◆ Objective
Transcribe every line from the top down to the line with "const stops = profile.map(p", both ends included, but not the pictures.
>> start Supplied information
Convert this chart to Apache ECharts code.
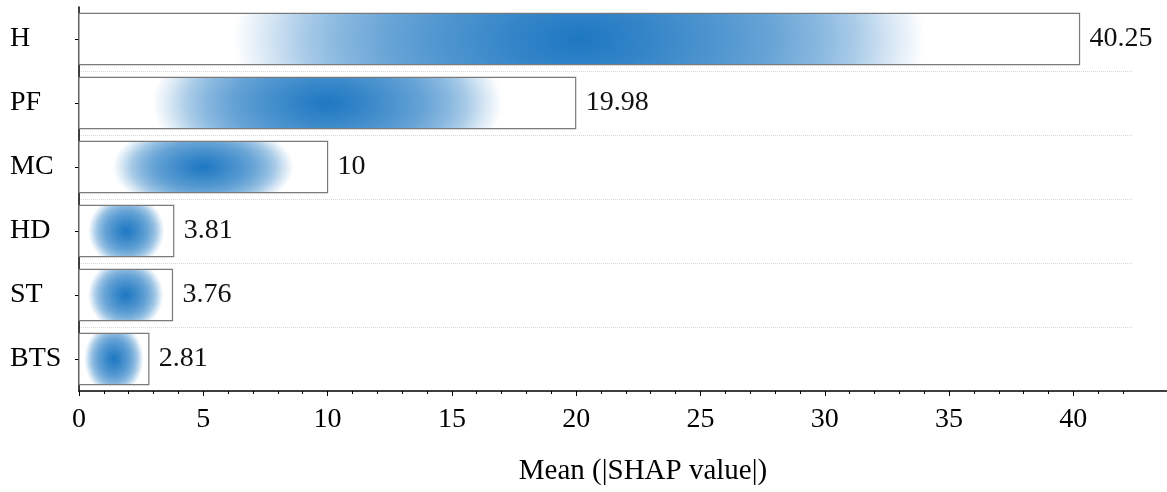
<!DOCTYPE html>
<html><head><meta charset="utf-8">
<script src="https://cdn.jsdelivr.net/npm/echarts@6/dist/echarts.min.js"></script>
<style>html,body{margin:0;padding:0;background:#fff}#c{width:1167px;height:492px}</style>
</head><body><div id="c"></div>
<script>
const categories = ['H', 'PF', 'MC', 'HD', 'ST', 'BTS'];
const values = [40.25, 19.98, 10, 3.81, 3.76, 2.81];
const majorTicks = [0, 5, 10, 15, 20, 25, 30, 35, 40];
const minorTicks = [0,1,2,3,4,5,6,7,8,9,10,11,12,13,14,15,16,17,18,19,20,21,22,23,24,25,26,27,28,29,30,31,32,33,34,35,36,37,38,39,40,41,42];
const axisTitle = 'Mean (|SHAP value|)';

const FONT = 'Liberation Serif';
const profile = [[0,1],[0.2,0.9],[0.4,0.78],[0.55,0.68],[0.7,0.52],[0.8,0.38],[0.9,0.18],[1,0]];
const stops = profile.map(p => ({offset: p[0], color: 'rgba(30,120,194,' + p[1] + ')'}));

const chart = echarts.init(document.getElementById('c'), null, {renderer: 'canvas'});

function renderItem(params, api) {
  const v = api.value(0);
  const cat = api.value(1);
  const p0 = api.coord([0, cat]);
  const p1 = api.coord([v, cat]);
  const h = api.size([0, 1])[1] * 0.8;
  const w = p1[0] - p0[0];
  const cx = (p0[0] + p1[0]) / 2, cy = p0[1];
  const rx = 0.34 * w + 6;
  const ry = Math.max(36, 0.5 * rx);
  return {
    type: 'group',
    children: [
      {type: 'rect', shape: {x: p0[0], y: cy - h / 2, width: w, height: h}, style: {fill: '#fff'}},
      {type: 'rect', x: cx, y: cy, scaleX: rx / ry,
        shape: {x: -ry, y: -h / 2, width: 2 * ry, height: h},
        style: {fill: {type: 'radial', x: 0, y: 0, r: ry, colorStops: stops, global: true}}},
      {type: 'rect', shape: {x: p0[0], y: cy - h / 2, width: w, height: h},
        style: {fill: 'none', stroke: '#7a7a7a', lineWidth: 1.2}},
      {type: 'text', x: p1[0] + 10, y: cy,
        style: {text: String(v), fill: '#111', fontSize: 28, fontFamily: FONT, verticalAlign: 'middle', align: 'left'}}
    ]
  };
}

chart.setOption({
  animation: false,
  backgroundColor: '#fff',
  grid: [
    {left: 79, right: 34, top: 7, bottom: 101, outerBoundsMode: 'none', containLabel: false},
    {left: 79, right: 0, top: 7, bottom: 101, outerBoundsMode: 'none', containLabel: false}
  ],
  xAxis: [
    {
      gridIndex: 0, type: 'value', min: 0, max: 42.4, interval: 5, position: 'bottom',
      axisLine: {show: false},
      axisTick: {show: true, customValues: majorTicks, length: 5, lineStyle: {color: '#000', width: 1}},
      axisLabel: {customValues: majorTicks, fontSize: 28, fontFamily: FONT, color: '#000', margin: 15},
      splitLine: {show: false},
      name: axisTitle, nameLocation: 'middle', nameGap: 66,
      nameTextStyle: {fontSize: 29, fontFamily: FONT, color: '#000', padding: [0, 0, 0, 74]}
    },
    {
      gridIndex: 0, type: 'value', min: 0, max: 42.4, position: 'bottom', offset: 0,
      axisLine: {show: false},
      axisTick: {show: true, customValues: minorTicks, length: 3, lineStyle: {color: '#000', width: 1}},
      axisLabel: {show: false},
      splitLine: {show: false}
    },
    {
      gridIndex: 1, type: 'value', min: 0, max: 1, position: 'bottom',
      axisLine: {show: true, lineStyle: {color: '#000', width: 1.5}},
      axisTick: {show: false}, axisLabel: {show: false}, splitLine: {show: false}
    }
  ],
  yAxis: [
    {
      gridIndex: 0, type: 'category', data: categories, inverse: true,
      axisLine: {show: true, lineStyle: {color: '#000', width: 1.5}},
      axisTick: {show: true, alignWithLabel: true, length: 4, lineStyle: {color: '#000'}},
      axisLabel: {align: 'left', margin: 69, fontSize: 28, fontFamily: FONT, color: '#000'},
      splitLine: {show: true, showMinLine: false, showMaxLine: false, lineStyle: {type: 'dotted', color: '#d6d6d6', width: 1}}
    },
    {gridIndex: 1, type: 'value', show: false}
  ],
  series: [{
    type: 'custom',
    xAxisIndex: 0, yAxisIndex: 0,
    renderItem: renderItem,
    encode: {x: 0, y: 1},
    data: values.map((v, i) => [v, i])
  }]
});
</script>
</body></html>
>> end Supplied information
◆ Task result
Convert this chart to Apache ECharts code.
<!DOCTYPE html>
<html><head><meta charset="utf-8">
<script src="https://cdn.jsdelivr.net/npm/echarts@6/dist/echarts.min.js"></script>
<style>html,body{margin:0;padding:0;background:#fff}#c{width:1167px;height:492px}</style>
</head><body><div id="c"></div>
<script>
const categories = ['H', 'PF', 'MC', 'HD', 'ST', 'BTS'];
const values = [40.25, 19.98, 10, 3.81, 3.76, 2.81];
const majorTicks = [0, 5, 10, 15, 20, 25, 30, 35, 40];
const minorTicks = [0,1,2,3,4,5,6,7,8,9,10,11,12,13,14,15,16,17,18,19,20,21,22,23,24,25,26,27,28,29,30,31,32,33,34,35,36,37,38,39,40,41,42];
const axisTitle = 'Mean (|SHAP value|)';

const FONT = 'Liberation Serif';
const profile = [[0,1],[0.2,0.9],[0.4,0.78],[0.55,0.68],[0.7,0.52],[0.8,0.38],[0.9,0.18],[1,0]];
const stops = profile.map(p => ({offset: p[0], color: 'rgba(30,120,194,' + p[1] + ')'}));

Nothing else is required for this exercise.